The gaming angle is worth treating seriously rather than as a footnote. Roblox and Minecraft are not American platforms — they are global ones, and Moldovan children aged 7 to 13 are on them. Brands that can integrate into these environments in ways that feel native to the gameplay rather than interruptive are operating in a space that most local businesses have not yet approached. The question facing any operator here is not whether their product fits a gaming integration, but whether their current content and distribution strategy is even visible in the channels where this generation actually spends its time.

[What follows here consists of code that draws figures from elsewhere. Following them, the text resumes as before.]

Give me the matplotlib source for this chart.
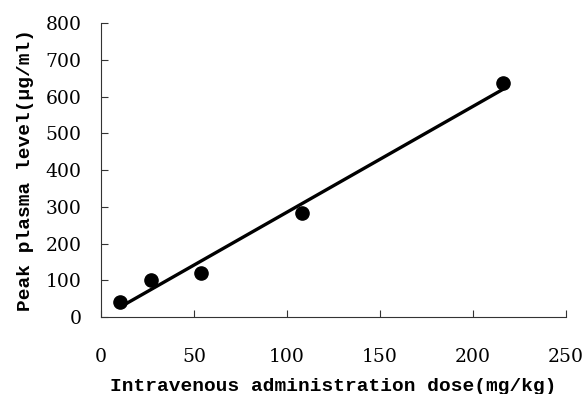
import numpy as np
import matplotlib
matplotlib.use('Agg')
import matplotlib.pyplot as plt

# 데이터
dose = [10, 27, 54, 108, 216]
peak = [40, 102, 121, 283, 636]
x_ticks = [0, 50, 100, 150, 200, 250]
y_ticks = [0, 100, 200, 300, 400, 500, 600, 700, 800]

# 회귀선
slope, intercept = np.polyfit(dose, peak, 1)
fit_x = np.array([min(dose), max(dose)])
fit_y = slope * fit_x + intercept

fig = plt.figure(figsize=(5.86, 3.94), dpi=100)
ax = fig.add_axes([0.1724, 0.1954, 0.7935, 0.7462])

ax.plot(fit_x, fit_y, color='black', linewidth=2.4, solid_capstyle='round')
ax.plot(dose, peak, 'o', color='black', markersize=9.5)

ax.set_xlim(0, 250)
ax.set_ylim(0, 800)
ax.set_xticks(x_ticks)
ax.set_yticks(y_ticks)

for side in ['top', 'right']:
    ax.spines[side].set_visible(False)
for side in ['left', 'bottom']:
    ax.spines[side].set_linewidth(0.8)
    ax.spines[side].set_color('#333333')

ax.tick_params(axis='both', direction='in', length=5, width=0.8, color='#333333')
ax.tick_params(axis='x', pad=22)
ax.tick_params(axis='y', pad=14)
for lab in ax.get_xticklabels() + ax.get_yticklabels():
    lab.set_fontfamily('DejaVu Serif')
    lab.set_fontsize(13.5)

ax.set_xlabel('Intravenous administration dose(mg/kg)', family='Liberation Mono',
              fontsize=14, fontweight='bold', labelpad=9)
ax.set_ylabel('Peak plasma level(μg/ml)', family='Liberation Mono',
              fontsize=14, fontweight='bold', labelpad=8)

fig.savefig('out.png', dpi=100)
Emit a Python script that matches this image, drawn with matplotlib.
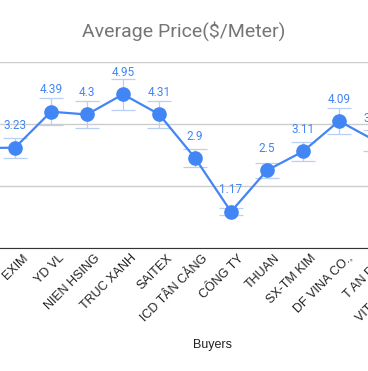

The questions worth sitting with: Does your current content strategy treat YouTube as a distribution channel or as a social platform — and are you building for co-viewing moments or only for individual reach? If you work with creators, are you selecting them based on follower count or on the specific interest community they anchor? And if your product has a logical tie to gaming, education, or shared family experiences, have you mapped the actual in-platform mechanics of how a brand participates in those spaces — not just advertises near them?

Most operators in this space default to one-off sponsored posts and treat influencer activity as a campaign rather than a continuous presence. A more deliberate approach treats creator partnerships as a channel architecture decision — built around interest communities, not individual personalities, and calibrated to the actual scale of the local creator ecosystem.